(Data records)
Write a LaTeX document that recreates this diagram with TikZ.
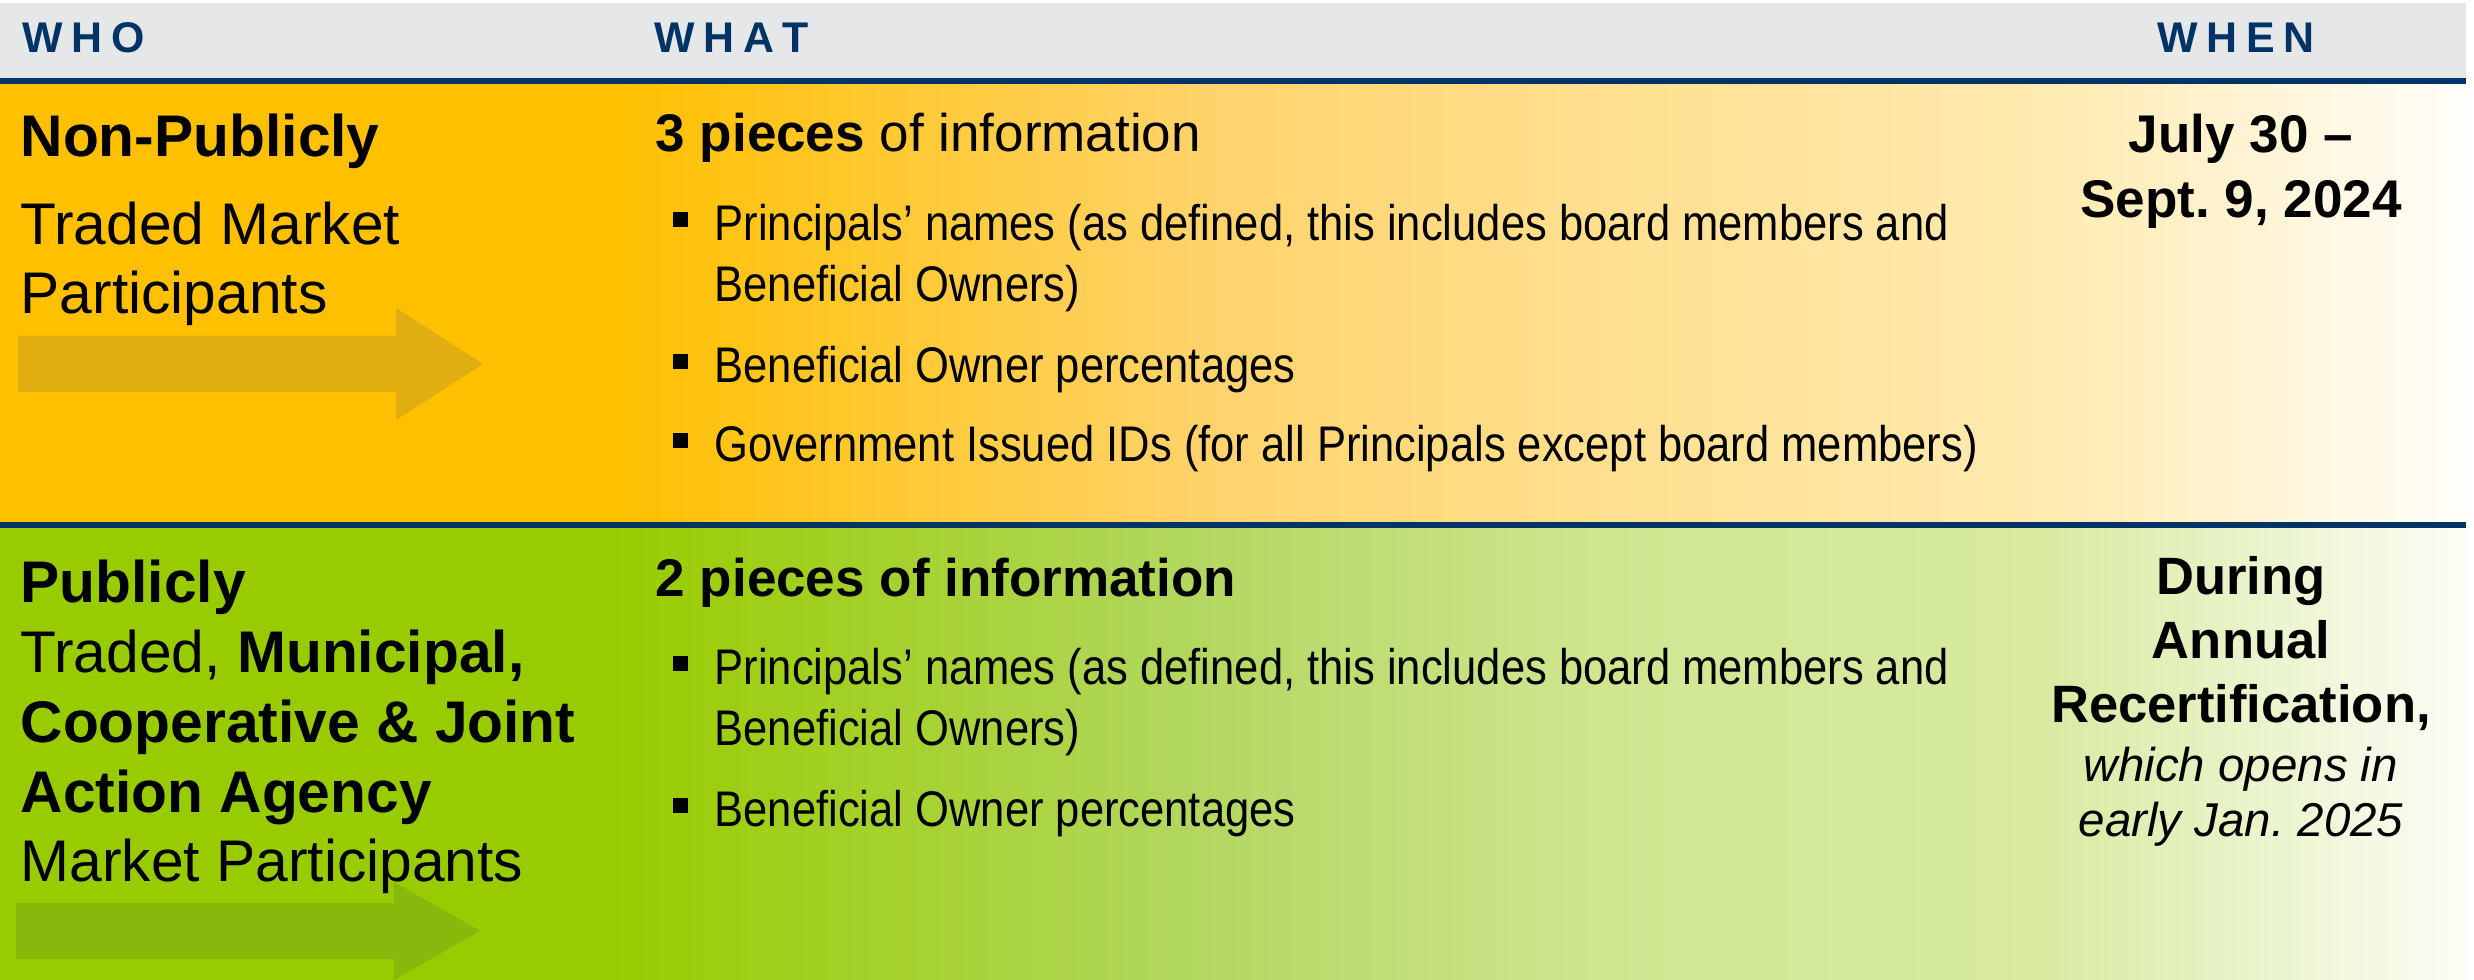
\documentclass[tikz,border=0pt]{standalone}
\usepackage{fontspec}
\setmainfont{Liberation Sans}
\newfontfamily\condfont[FakeStretch=0.87]{Liberation Sans}
\frenchspacing
\definecolor{navy}{HTML}{003366}
\definecolor{hdrgrey}{HTML}{E6E7E9}
\definecolor{ya}{HTML}{FFC000}
\definecolor{yb}{HTML}{FFD36A}
\definecolor{yc}{HTML}{FFE08F}
\definecolor{yd}{HTML}{FFEAB0}
\definecolor{ye}{HTML}{FFFEFA}
\definecolor{ga}{HTML}{99CC00}
\definecolor{gb}{HTML}{B3D760}
\definecolor{gc}{HTML}{CFE690}
\definecolor{gd}{HTML}{D8EBA2}
\definecolor{ge}{HTML}{FBFDF6}
\definecolor{arrowY}{HTML}{E0AE10}
\definecolor{arrowG}{HTML}{88B80C}
\newcommand{\bsq}{\llap{\rule[4.1pt]{4.27pt}{4.27pt}\hspace{7.7pt}}}
\newcommand{\ls}{\hspace{2.4pt}}
\begin{document}
\begin{tikzpicture}[x=0.01cm,y=-0.01cm,
  hdr/.style={anchor=base west, inner sep=0, text=navy, font=\bfseries\fontsize{12.2}{14}\selectfont},
  whotext/.style={anchor=base west, inner sep=0, align=left, font=\fontsize{16.7}{19.9}\selectfont},
  whathead/.style={anchor=base west, inner sep=0, font=\fontsize{15.08}{18}\selectfont},
  bullettext/.style={anchor=base west, inner sep=0, align=left, font=\condfont\fontsize{14.23}{17.36}\selectfont},
  whentext/.style={anchor=base, inner sep=0, align=center, font=\bfseries\fontsize{15.08}{18.5}\selectfont},
  whenbold/.style={anchor=base, inner sep=0, align=center, font=\bfseries\fontsize{14.94}{18.2}\selectfont},
  whennote/.style={anchor=base, inner sep=0, align=center, font=\itshape\fontsize{13.5}{15.65}\selectfont}]
\useasboundingbox (0,0) rectangle (2474,980);
\fill[white] (0,0) rectangle (2474,980);
% header band
\fill[hdrgrey] (0,3) rectangle (2466,78);
% row 1 background
\fill[ya] (0,84) rectangle (616,522);
\shade[left color=ya,right color=yb] (615,84) rectangle (1201,522);
\shade[left color=yb,right color=yc] (1200,84) rectangle (1601,522);
\shade[left color=yc,right color=yd] (1600,84) rectangle (2051,522);
\shade[left color=yd,right color=ye] (2050,84) rectangle (2466,522);
% row 2 background
\fill[ga] (0,528) rectangle (616,980);
\shade[left color=ga,right color=gb] (615,528) rectangle (1201,980);
\shade[left color=gb,right color=gc] (1200,528) rectangle (1601,980);
\shade[left color=gc,right color=gd] (1600,528) rectangle (2051,980);
\shade[left color=gd,right color=ge] (2050,528) rectangle (2466,980);
% rules
\fill[navy] (0,78) rectangle (2466,84);
\fill[navy] (0,522) rectangle (2466,528);
% arrows
\fill[arrowY] (18,336) -- (396,336) -- (396,308) -- (483,364) -- (396,420) -- (396,392) -- (18,392) -- cycle;
\fill[arrowG] (16,903) -- (394,903) -- (394,882) -- (480,931) -- (394,980) -- (394,959) -- (16,959) -- cycle;
% header texts
\node[hdr] (who) at (22,53) {W\ls H\ls O};
\node[hdr] (what) at (654,53) {W\ls H\ls A\ls T};
\node[hdr] (when) at (2157,53) {W\ls H\ls E\ls N};
% row 1 (anchor base = baseline of last line)
\node[whotext] (who1) at (20,314) {\textbf{Non-Publicly}\\[4.85pt]Traded Market\\Participants};
\node[whathead] (what1) at (655,152) {\textbf{3 pieces} of information};
\node[bullettext] (b11) at (714,302) {\bsq Principals’ names (as defined, this includes board members and\\Beneficial Owners)};
\node[bullettext] (b12) at (714,383) {\bsq Beneficial Owner percentages};
\node[bullettext] (b13) at (714,462) {\bsq Government Issued IDs (for all Principals except board members)};
\node[whentext] (when1) at (2241,218) {July 30 –\\Sept. 9, 2024};
% row 2
\node[whotext] (who2) at (20,882) {\textbf{Publicly}\\Traded, \textbf{Municipal,}\\\textbf{Cooperative \& Joint}\\\textbf{Action Agency}\\Market Participants};
\node[whathead] (what2) at (655,597) {\textbf{2 pieces of information}};
\node[bullettext] (b21) at (714,746) {\bsq Principals’ names (as defined, this includes board members and\\Beneficial Owners)};
\node[bullettext] (b22) at (714,827) {\bsq Beneficial Owner percentages};
\node[whenbold] (when2) at (2241,723) {During\\Annual\\Recertification,};
\node[whennote] (when2note) at (2241,837) {which opens in\\early Jan. 2025};
\end{tikzpicture}
\end{document}
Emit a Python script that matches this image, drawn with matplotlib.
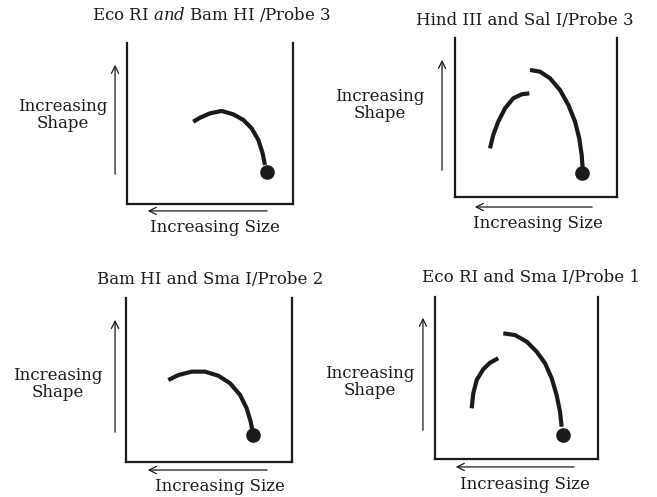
import numpy as np
import matplotlib
matplotlib.use("Agg")
import matplotlib.pyplot as plt

plt.rcParams['font.family'] = ['DejaVu Serif']
plt.rcParams['mathtext.fontset'] = 'custom'
plt.rcParams['mathtext.rm'] = 'DejaVu Serif'
plt.rcParams['mathtext.it'] = 'DejaVu Serif:italic'

# panel titles
titles = ["Eco RI $\\it{and}$ Bam HI /Probe 3",
          "Hind III and Sal I/Probe 3",
          "Bam HI and Sma I/Probe 2",
          "Eco RI and Sma I/Probe 1"]

# box of each gel in pixels: left, right, top, bottom
boxes = [(127, 293, 43, 204),
         (455, 617, 38, 197),
         (126, 292, 298, 462),
         (435, 598, 297, 459)]

# arcs (x = size, y = shape, fraction of the box)
arcs = [
    [([0.399, 0.44, 0.5, 0.57, 0.64, 0.701, 0.751, 0.791, 0.817, 0.831],
      [0.511, 0.536, 0.563, 0.578, 0.557, 0.522, 0.47, 0.398, 0.315, 0.242])],
    [([0.216, 0.236, 0.267, 0.309, 0.36, 0.412, 0.459],
      [0.306, 0.39, 0.474, 0.558, 0.621, 0.646, 0.652]),
     ([0.463, 0.525, 0.586, 0.648, 0.7, 0.741, 0.767, 0.782, 0.788],
      [0.799, 0.788, 0.747, 0.673, 0.579, 0.474, 0.369, 0.264, 0.181])],
    [([0.255, 0.315, 0.396, 0.476, 0.556, 0.627, 0.687, 0.727, 0.751, 0.761],
      [0.5, 0.53, 0.551, 0.551, 0.526, 0.48, 0.409, 0.327, 0.246, 0.195])],
    [([0.225, 0.235, 0.256, 0.296, 0.337, 0.388],
      [0.313, 0.406, 0.488, 0.554, 0.594, 0.622]),
     ([0.419, 0.491, 0.563, 0.624, 0.675, 0.716, 0.746, 0.767, 0.777],
      [0.776, 0.765, 0.724, 0.662, 0.591, 0.498, 0.395, 0.292, 0.199])],
]
# linear (unit length) spots
spots_x = [0.845, 0.782, 0.767, 0.787]
spots_y = [0.201, 0.149, 0.165, 0.148]

# label / arrow placement (axes fraction)
title_xy = [(0.512, 1.174), (0.432, 1.113), (0.506, 1.11), (0.589, 1.12)]
shape_xy = [(-0.386, 0.553), (-0.463, 0.579), (-0.41, 0.476), (-0.399, 0.475)]
size_xy = [(0.53, -0.149), (0.512, -0.164), (0.566, -0.152), (0.552, -0.16)]
varrow = [(-0.072, 0.168, 0.882), (-0.08, 0.151, 0.88),
          (-0.066, 0.165, 0.884), (-0.074, 0.16, 0.889)]
harrow = [(-0.043, 0.861, 0.108), (-0.063, 0.864, 0.105),
          (-0.049, 0.867, 0.114), (-0.049, 0.871, 0.11)]

W, H = 657, 497
fig = plt.figure(figsize=(W / 100, H / 100), dpi=100)
fig.patch.set_facecolor('white')

ink = '#1a1a1a'
fs = 12

for i in range(4):
    l, r, t, b = boxes[i]
    ax = fig.add_axes([l / W, 1 - b / H, (r - l) / W, (b - t) / H])
    ax.set_xlim(0, 1)
    ax.set_ylim(0, 1)
    ax.set_xticks([])
    ax.set_yticks([])
    ax.spines['top'].set_visible(False)
    for s in ['left', 'right', 'bottom']:
        ax.spines[s].set_linewidth(1.6)
        ax.spines[s].set_color(ink)
    ax.patch.set_alpha(0)

    for xs, ys in arcs[i]:
        ax.plot(xs, ys, color=ink, lw=3.0, solid_capstyle='butt',
                solid_joinstyle='round')
    ax.plot(spots_x[i], spots_y[i], 'o', color=ink, ms=9.5)

    ax.text(title_xy[i][0], title_xy[i][1], titles[i], transform=ax.transAxes,
            ha='center', va='center', fontsize=fs, color=ink)
    ax.text(shape_xy[i][0], shape_xy[i][1], "Increasing\nShape",
            transform=ax.transAxes, ha='center', va='center',
            fontsize=fs, color=ink, linespacing=1.0)
    ax.text(size_xy[i][0], size_xy[i][1], "Increasing Size",
            transform=ax.transAxes, ha='center', va='center',
            fontsize=fs, color=ink)

    vx, vy0, vy1 = varrow[i]
    ax.annotate("", xy=(vx, vy1), xytext=(vx, vy0), xycoords='axes fraction',
                arrowprops=dict(arrowstyle='->', lw=0.9, color=ink,
                                mutation_scale=13), annotation_clip=False)
    hy, hx0, hx1 = harrow[i]
    ax.annotate("", xy=(hx1, hy), xytext=(hx0, hy), xycoords='axes fraction',
                arrowprops=dict(arrowstyle='->', lw=0.9, color=ink,
                                mutation_scale=13), annotation_clip=False)

fig.savefig("out.png", dpi=100)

(Task description) In the listing above, find the line containing "Emit a Python" and the line containing "RI and Sma I/Probe". Print those two lines and every line between them exactly, with no pictures.

(Exercise answer)
Emit a Python script that matches this image, drawn with matplotlib.
import numpy as np
import matplotlib
matplotlib.use("Agg")
import matplotlib.pyplot as plt

plt.rcParams['font.family'] = ['DejaVu Serif']
plt.rcParams['mathtext.fontset'] = 'custom'
plt.rcParams['mathtext.rm'] = 'DejaVu Serif'
plt.rcParams['mathtext.it'] = 'DejaVu Serif:italic'

# panel titles
titles = ["Eco RI $\\it{and}$ Bam HI /Probe 3",
          "Hind III and Sal I/Probe 3",
          "Bam HI and Sma I/Probe 2",
          "Eco RI and Sma I/Probe 1"]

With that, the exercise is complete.